Dataset entries:
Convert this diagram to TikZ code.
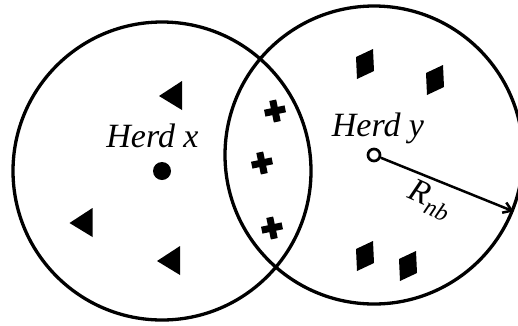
\documentclass[tikz,border=0pt]{standalone}
\usepackage{fontspec}
\setmainfont{Liberation Serif}
\usetikzlibrary{arrows.meta}
\tikzset{
  herd/.style={circle,draw,line width=3.3pt,inner sep=0pt,minimum size=298pt},
  lbl/.style={font=\fontsize{34}{40}\selectfont\itshape,inner sep=0pt},
  rlbl/.style={font=\fontsize{33}{36}\selectfont\itshape,inner sep=0pt},
  tri/.pic={\fill (0,-14.5) -- (0,14.5) -- (-23,0.5) -- cycle;},
  plusmark/.pic={\begin{scope}[rotate=12]
      \fill (-10.5,-3.5) rectangle (10.5,3.5);
      \fill (-3.5,-11) rectangle (3.5,11);
    \end{scope}},
  rhomb/.pic={\fill (-9,-7) -- (8,-15) -- (9,7) -- (-8,15) -- cycle;}
}
\begin{document}
\begin{tikzpicture}[x=1pt,y=-1pt]
\useasboundingbox (0,0) rectangle (518,325);
% herds
\node[herd] (hx) at (162,171) {};
\node[herd] (hy) at (374,155) {};
% centres
\node[circle,fill,inner sep=0pt,minimum size=18pt] (cx) at (162,171) {};
\node[circle,draw,line width=2.7pt,fill=white,inner sep=0pt,minimum size=12pt] (cy) at (374,155) {};
% labels
\node[lbl,anchor=base] (lx) at (152.5,147.5) {Herd x};
\node[lbl,anchor=base] (ly) at (378,136) {Herd y};
% radius arrow
\draw[line width=2.5pt,-{Straight Barb[length=8pt,width=11pt,line width=2.5pt]}] (cy) -- (hy.-22);
\node[rlbl,rotate=-24] (rnb) at (430,200) {R\raisebox{-7pt}{\fontsize{24}{26}\selectfont nb}};
% herd x members
\pic at (182,95.5) {tri};
\pic at (92.5,222.5) {tri};
\pic at (180,260.5) {tri};
% shared members
\pic at (275,111) {plusmark};
\pic at (262,163) {plusmark};
\pic at (272,228) {plusmark};
% herd y members
\pic at (365,64) {rhomb};
\pic at (435,80) {rhomb};
\pic at (365,256) {rhomb};
\pic at (408,266) {rhomb};
\end{tikzpicture}
\end{document}
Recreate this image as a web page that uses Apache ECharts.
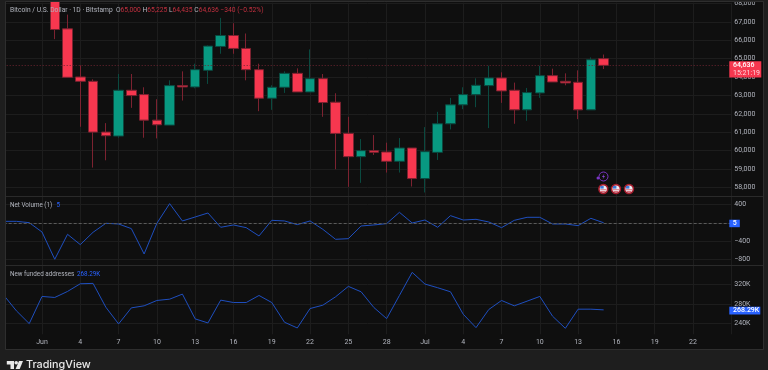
<!DOCTYPE html>
<html>
<head>
<meta charset="utf-8">
<style>
html, body { margin: 0; padding: 0; background: #1e1e1e; }
#box { width: 768px; height: 370px; }
</style>
<script src="https://cdn.jsdelivr.net/npm/echarts@6/dist/echarts.min.js"></script>
</head>
<body>
<div id="box"></div>
<script>
// first day is May 29, tick labels every third day
const days = ['29', '30', '31', 'Jun', '2', '3', '4', '5', '6', '7', '8', '9', '10', '11', '12', '13', '14', '15', '16', '17', '18', '19', '20', '21', '22', '23', '24', '25', '26', '27', '28', '29', '30',
    'Jul', '2', '3', '4', '5', '6', '7', '8', '9', '10', '11', '12', '13', '14', '15', '16', '17', '18', '19', '20', '21', '22', '23', '24', '25'];

// May 29 - Jun 1 sit above the visible price range
const opens = [null, null, null, null, 68500, 66621, 64004, 63769, 61007, 60791, 63282, 63047, 61657, 61386, 63534, 63462, 64365, 65664, 66260, 65556, 64401, 62849, 63444, 64202, 63191, 63913, 62632, 60935, 59672, 59997, 59924, 59419, 60141, 58480, 59906, 61459, 62488, 63047, 63534, 63950, 63282, 62217, 63137, 64076, 63769, 63715, 62217, 65000];
const closes = [null, null, null, null, 66585, 63986, 63769, 61007, 60809, 63282, 62993, 61657, 61405, 63534, 63462, 64401, 65682, 66260, 65556, 64401, 62849, 63444, 64202, 63191, 63913, 62614, 60935, 59672, 59997, 59906, 59419, 60141, 58480, 59942, 61459, 62488, 63047, 63552, 63950, 63246, 62217, 63155, 64076, 63733, 63679, 62217, 64942, 64636];
const lows = [null, null, null, null, 66061, 63968, 61296, 59076, 59473, 60700, 62325, 60700, 60664, 61386, 62722, 63390, 63625, 65267, 65267, 63823, 62144, 62217, 63137, 63191, 63191, 61838, 58986, 58029, 58246, 59762, 58805, 58805, 58047, 57722, 59491, 61152, 62253, 62361, 61224, 62596, 61459, 61621, 62867, 63733, 63552, 61711, 62217, 64435];
const highs = [null, null, null, null, 68900, 67397, 64635, 63877, 61495, 64166, 64166, 63444, 62794, 63823, 64311, 64726, 65718, 67217, 66928, 66368, 64726, 63552, 64311, 64473, 65502, 64166, 63119, 61838, 60628, 60845, 60430, 60683, 60141, 61278, 62108, 62867, 63444, 63932, 64617, 64256, 63697, 63408, 64617, 64455, 64202, 64365, 65069, 65225];

const netVolume = [36, 36, 7, -196, -792, -247, -472, -203, -7, -22, -123, -676, -7, 422, 44, 131, 218, -94, -43, -102, -283, 58, 44, -36, 44, -138, -356, -342, -65, -43, -14, 233, 0, 65, -94, 160, 65, 80, 22, -102, 58, 124, 124, -22, -22, -58, 102, 5];
const fundedAddresses = [298.6, 266.2, 240, 295.9, 293.8, 306.2, 322, 322.8, 273.8, 239.3, 272.4, 276.6, 287.6, 290.3, 300.7, 249.7, 241.4, 288.3, 283.4, 283.4, 297.9, 283.4, 242.8, 231, 271, 277.9, 295.2, 316.6, 305.5, 273.1, 250.3, 297.9, 345.5, 321.4, 313.8, 305.5, 259.3, 231.7, 269, 287.6, 276.6, 286.2, 295.9, 255.2, 230.3, 269.7, 269.7, 268.29];

const priceTicks = [58000, 59000, 60000, 61000, 62000, 63000, 64000, 65000, 66000, 67000, 68000];
const volumeTicks = [-800, -400, 0, 400];
const addressTicks = [240, 280, 320];

const lastPrice = 64636;
const lastVolume = 5;

const UP = '#089981';
const DOWN = '#f7374f';
const LINE = '#1f4fbf';
const BLUE = '#2962ff';
const GRID = '#1d1d1d';
const TEXT = '#b2b5be';
const FONT = 'Roboto, sans-serif';

const candles = opens.map((o, i) => [o, closes[i], lows[i], highs[i]]);

function paneAxisX(grid, showLabel) {
    return {
        type: 'category',
        gridIndex: grid,
        data: days,
        boundaryGap: false,
        axisLine: { show: false },
        axisTick: { show: false },
        axisLabel: {
            show: showLabel,
            interval: 2,
            showMinLabel: false,
            showMaxLabel: false,
            margin: 4,
            color: TEXT,
            fontSize: 7,
            fontFamily: FONT,
            // nothing printed at the two edges of the time scale
            formatter: function (v, i) { return i === 0 || i === days.length - 1 ? '' : v; }
        },
        splitLine: { show: true, interval: 2, lineStyle: { color: GRID, width: 1 } }
    };
}

function paneAxisY(grid, min, max, ticks, fmt) {
    return {
        type: 'value',
        gridIndex: grid,
        position: 'right',
        min: min,
        max: max,
        scale: true,
        axisLine: { show: false },
        axisTick: { show: false, customValues: ticks },
        axisLabel: { customValues: ticks, margin: 3, padding: [2, 0, 0, 0], color: TEXT, fontSize: 7, fontFamily: FONT, formatter: fmt },
        splitLine: { show: true, lineStyle: { color: GRID, width: 1 } }
    };
}

function thousands(v) {
    return String(v).replace(/\B(?=(\d{3})+$)/g, ',');
}

function tag(x, y, w, h, fill) {
    return { type: 'rect', z: 20, shape: { x: x, y: y, width: w, height: h }, style: { fill: fill } };
}

function label(x, y, text, color, size, weight) {
    return {
        type: 'text', z: 21, x: x, y: y,
        style: { text: text, fill: color, fontSize: size || 7, fontFamily: FONT, fontWeight: weight || 400, verticalAlign: 'middle' }
    };
}

function flag(cx) {
    return [
        { type: 'circle', z: 20, shape: { cx: cx, cy: 189, r: 4.4 }, style: { fill: '#eceef4', stroke: '#a51d2d', lineWidth: 1.6 } },
        { type: 'rect', z: 21, shape: { x: cx - 3, y: 189.4, width: 6, height: 0.8 }, style: { fill: '#d9505e' } },
        { type: 'rect', z: 21, shape: { x: cx - 2.4, y: 191, width: 4.8, height: 0.8 }, style: { fill: '#d9505e' } },
        { type: 'rect', z: 21, shape: { x: cx - 3, y: 186, width: 3.4, height: 2.6 }, style: { fill: '#3d7ad8' } }
    ];
}

const chart = echarts.init(document.getElementById('box'), null, { renderer: 'canvas' });

const option = {
    animation: false,
    backgroundColor: '#1e1e1e',
    grid: [
        { left: 3.7, width: 727.6, top: 2, height: 194 },
        { left: 3.7, width: 727.6, top: 196.3, height: 69 },
        { left: 3.7, width: 727.6, top: 265.3, height: 69 }
    ],
    xAxis: [paneAxisX(0, false), paneAxisX(1, false), paneAxisX(2, true)],
    yAxis: [
        paneAxisY(0, 57531, 68047, priceTicks, thousands),
        paneAxisY(1, -923, 582, volumeTicks, function (v) { return String(v).replace('-', '\u2212'); }),
        paneAxisY(2, 218, 360, addressTicks, function (v) { return v + 'K'; })
    ],
    series: [
        {
            type: 'candlestick',
            xAxisIndex: 0,
            yAxisIndex: 0,
            barWidth: 10,
            data: candles,
            itemStyle: { color: UP, color0: DOWN, borderColor: '#0a4a40', borderColor0: '#7c2230', borderWidth: 1 },
            markLine: {
                silent: true,
                symbol: 'none',
                label: { show: false },
                lineStyle: { color: '#6d2530', type: [1, 2], width: 1 },
                data: [{ yAxis: lastPrice }]
            }
        },
        {
            type: 'line',
            xAxisIndex: 1,
            yAxisIndex: 1,
            data: netVolume,
            showSymbol: false,
            lineStyle: { color: LINE, width: 1 },
            markLine: {
                silent: true,
                symbol: 'none',
                label: { show: false },
                lineStyle: { color: '#5a5a5a', type: [3, 2], width: 1 },
                data: [{ yAxis: lastVolume }]
            }
        },
        {
            type: 'line',
            xAxisIndex: 2,
            yAxisIndex: 2,
            data: fundedAddresses,
            showSymbol: false,
            lineStyle: { color: LINE, width: 1 }
        }
    ],
    graphic: [
        // pane background and frame
        { type: 'rect', z: -10, shape: { x: 6, y: 2, width: 757, height: 347 }, style: { fill: '#0f0f0f' } },
        { type: 'rect', z: 15, shape: { x: 0, y: 0, width: 768, height: 2 }, style: { fill: '#1e1e1e' } },
        { type: 'rect', z: 15, shape: { x: 0, y: 0, width: 5.5, height: 370 }, style: { fill: '#1e1e1e' } },
        { type: 'rect', z: 16, shape: { x: 5.5, y: 1.5, width: 758, height: 348 }, style: { fill: 'transparent', stroke: '#2e2e2e', lineWidth: 1 } },
        { type: 'line', z: 16, shape: { x1: 6, y1: 196.5, x2: 763, y2: 196.5 }, style: { stroke: '#2a2a2a', lineWidth: 1 } },
        { type: 'line', z: 16, shape: { x1: 6, y1: 265.5, x2: 763, y2: 265.5 }, style: { stroke: '#2a2a2a', lineWidth: 1 } },

        // legends
        {
            type: 'text', z: 21, x: 10, y: 10,
            style: {
                text: '{t|Bitcoin / U.S. Dollar \u00b7 1D \u00b7 Bitstamp}  {t|O}{r|65,000} {t|H}{r|65,225} {t|L}{r|64,435} {t|C}{r|64,636} {r|\u2212340 (\u22120.52%)}',
                verticalAlign: 'middle',
                fontFamily: FONT,
                fontSize: 6.7,
                rich: {
                    t: { fill: TEXT, fontSize: 6.7, fontFamily: FONT },
                    r: { fill: '#c2303f', fontSize: 6.7, fontFamily: FONT }
                }
            }
        },
        label(10, 205, 'Net Volume (1)', TEXT, 6.3),
        label(56.5, 205, '5', BLUE, 6.3),
        label(10, 274.5, 'New funded addresses', TEXT, 6.3),
        label(77, 274.5, '268.29K', BLUE, 6.3),

        // last value tags
        tag(729.3, 61.3, 32, 16.2, '#f7374f'),
        label(733, 65.3, '64,636', '#ffffff', 7, 500),
        label(733, 73, '15:21:19', '#ffd5da', 7),
        tag(729.3, 219.7, 10.5, 7.5, BLUE),
        label(732.8, 223.5, '5', '#ffffff', 7, 500),
        tag(729.3, 306.7, 31, 7.8, BLUE),
        label(733, 310.7, '268.29K', '#ffffff', 7, 500),

        // event icons
        { type: 'circle', z: 20, shape: { cx: 603.5, cy: 176.5, r: 4.5 }, style: { fill: 'transparent', stroke: '#7b35c4', lineWidth: 1 } },
        { type: 'polygon', z: 21, shape: { points: [[604.5, 173.5], [602, 177], [603.5, 177], [602.5, 179.5], [605, 176], [603.5, 176]] }, style: { fill: '#8a45d6' } },
        { type: 'circle', z: 21, shape: { cx: 598, cy: 178, r: 1.5 }, style: { fill: '#7b35c4' } }
    ].concat(flag(603.3), flag(616), flag(629), [
        // TradingView mark
        { type: 'polygon', z: 21, shape: { points: [[6.8, 361], [14, 361], [14, 369], [10.5, 369], [10.5, 364.5], [6.8, 364.5]] }, style: { fill: '#e8e8e8' } },
        { type: 'circle', z: 21, shape: { cx: 16.2, cy: 362.8, r: 1.8 }, style: { fill: '#e8e8e8' } },
        { type: 'polygon', z: 21, shape: { points: [[19, 361], [23, 361], [19.7, 369], [15.6, 369]] }, style: { fill: '#e8e8e8' } },
        {
            type: 'text', z: 21, x: 26, y: 365,
            style: { text: 'TradingView', fill: '#e8e8e8', fontSize: 10.8, fontWeight: 500, fontFamily: 'Inter, sans-serif', verticalAlign: 'middle' }
        }
    ])
};

chart.setOption(option);
</script>
</body>
</html>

- _What to produce_
Within the records above, how many lines include the word "this"? State the number by itself.

- _Response below_
2